Flattened emotion: everything sounds neutral, even when the original isn’t.
Over-literal phrasing: technically correct sentences that no native speaker would say.
Numbers and units errors: decimals, currency, measurements, and dates are silently mangled.
Turn those into a short reviewer card and you’ll improve faster than swapping models. That’s the hidden advantage of a blueprint: it upgrades your process, not your luck.
Where AI video dubbing is strongest right now
AI video dubbing is at its best when the content is structured, the language is direct, and the performance doesn’t rely on cultural micro-signals.
It tends to shine in:
Educational explainers, product walkthroughs, software tutorials, analysis videos, and evergreen “how it works” content—especially when the creator already speaks in clear, modular segments.
It gets harder in:
Comedy, high-context commentary, slang-heavy formats, multi-speaker chaos, and anything where “how you say it” matters more than “what you say.”
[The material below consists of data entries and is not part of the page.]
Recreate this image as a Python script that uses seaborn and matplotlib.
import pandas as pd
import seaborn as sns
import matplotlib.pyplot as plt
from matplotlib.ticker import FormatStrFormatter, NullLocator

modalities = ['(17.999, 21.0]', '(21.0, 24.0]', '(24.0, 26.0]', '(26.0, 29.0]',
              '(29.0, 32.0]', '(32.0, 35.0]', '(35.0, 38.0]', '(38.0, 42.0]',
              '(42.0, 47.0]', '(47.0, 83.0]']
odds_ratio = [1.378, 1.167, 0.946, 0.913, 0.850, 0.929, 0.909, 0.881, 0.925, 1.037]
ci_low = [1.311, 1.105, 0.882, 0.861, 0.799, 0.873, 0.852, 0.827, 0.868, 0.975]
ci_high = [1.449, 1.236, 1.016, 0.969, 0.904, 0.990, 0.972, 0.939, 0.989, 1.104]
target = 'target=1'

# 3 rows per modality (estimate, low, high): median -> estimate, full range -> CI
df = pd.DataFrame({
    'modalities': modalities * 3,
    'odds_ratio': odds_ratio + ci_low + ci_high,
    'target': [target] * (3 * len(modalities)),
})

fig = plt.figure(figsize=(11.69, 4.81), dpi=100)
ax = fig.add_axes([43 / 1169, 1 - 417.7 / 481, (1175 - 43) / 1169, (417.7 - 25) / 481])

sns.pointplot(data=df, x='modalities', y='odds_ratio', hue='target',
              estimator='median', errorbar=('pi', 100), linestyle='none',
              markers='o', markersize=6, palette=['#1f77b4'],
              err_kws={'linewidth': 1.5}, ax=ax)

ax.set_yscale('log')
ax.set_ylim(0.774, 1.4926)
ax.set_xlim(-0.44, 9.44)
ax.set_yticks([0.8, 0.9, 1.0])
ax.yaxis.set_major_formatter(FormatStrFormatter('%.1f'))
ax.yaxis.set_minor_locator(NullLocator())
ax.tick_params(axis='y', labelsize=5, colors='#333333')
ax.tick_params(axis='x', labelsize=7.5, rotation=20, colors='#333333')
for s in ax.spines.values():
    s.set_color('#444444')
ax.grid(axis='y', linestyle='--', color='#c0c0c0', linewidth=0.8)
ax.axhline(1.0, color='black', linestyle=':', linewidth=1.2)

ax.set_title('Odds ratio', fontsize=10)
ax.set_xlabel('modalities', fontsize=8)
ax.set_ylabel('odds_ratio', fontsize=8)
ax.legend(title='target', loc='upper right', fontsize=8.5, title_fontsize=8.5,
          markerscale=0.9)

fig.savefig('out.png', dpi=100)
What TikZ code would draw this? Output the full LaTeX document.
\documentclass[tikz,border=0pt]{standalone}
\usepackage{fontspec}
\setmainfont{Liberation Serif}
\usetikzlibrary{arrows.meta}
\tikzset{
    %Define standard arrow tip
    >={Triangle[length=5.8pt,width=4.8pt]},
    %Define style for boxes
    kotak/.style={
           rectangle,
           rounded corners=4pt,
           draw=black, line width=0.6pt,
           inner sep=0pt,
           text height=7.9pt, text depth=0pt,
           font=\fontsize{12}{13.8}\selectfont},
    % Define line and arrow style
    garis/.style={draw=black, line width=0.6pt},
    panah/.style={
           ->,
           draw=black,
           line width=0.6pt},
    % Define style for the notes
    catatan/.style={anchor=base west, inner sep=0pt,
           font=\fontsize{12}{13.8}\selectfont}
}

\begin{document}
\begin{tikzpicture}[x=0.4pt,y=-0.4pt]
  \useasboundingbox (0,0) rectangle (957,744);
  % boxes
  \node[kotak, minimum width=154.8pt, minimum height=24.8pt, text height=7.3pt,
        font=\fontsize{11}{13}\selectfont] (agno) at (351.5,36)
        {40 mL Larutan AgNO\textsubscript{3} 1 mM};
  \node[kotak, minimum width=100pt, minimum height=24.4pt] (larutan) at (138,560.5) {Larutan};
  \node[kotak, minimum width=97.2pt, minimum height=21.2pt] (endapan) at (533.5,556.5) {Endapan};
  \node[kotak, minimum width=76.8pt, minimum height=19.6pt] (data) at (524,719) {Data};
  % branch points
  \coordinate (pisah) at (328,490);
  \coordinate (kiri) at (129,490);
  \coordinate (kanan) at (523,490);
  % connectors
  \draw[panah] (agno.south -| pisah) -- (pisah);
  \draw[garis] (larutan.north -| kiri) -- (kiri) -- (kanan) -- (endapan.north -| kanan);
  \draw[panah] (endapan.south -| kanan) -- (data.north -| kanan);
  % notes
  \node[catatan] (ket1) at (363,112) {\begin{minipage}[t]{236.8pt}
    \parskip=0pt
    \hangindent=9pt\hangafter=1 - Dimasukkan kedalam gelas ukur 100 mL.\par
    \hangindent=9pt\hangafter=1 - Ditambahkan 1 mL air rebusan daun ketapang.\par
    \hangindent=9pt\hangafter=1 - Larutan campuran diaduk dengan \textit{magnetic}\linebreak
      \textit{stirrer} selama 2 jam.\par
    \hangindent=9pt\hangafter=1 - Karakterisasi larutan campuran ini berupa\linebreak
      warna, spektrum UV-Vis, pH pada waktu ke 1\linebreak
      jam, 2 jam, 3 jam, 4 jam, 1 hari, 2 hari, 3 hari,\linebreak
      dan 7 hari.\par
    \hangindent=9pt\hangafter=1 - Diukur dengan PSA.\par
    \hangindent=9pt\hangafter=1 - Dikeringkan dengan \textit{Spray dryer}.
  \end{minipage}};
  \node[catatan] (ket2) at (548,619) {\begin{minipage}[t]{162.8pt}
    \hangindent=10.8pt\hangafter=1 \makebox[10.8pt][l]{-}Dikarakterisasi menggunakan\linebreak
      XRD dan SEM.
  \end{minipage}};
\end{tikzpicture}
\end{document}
This isn’t pessimism. It’s selection. If you route the right videos into AI video dubbing, you get reach without regret.
Make the system compounding: measure what “good” actually means
Creators often track views and subscribers while ignoring the localization metrics that matter.
Watch these instead:
Relative retention in dubbed languages (does the drop-off spike at certain segments?)
Comment sentiment in dubbed audiences (are people confused, impressed, or annoyed?)
Rewatch and replay behavior (a signal of comprehension and interest)
Support burden (more “what did you mean?” questions is a quality flag)
Then update your checklist. Don’t debate taste in a vacuum. Treat feedback like instrumentation.
A final note on credibility: your voice is part of your product
AI video dubbing is not just a growth hack. It’s a promise: “I want to be understood by more people.” Keep that promise by making quality visible through process—review gates, careful publishing, and calm disclosure. The creators who win won’t be the ones who dub the fastest. They’ll be the ones whose AI video dubbing still feels like them.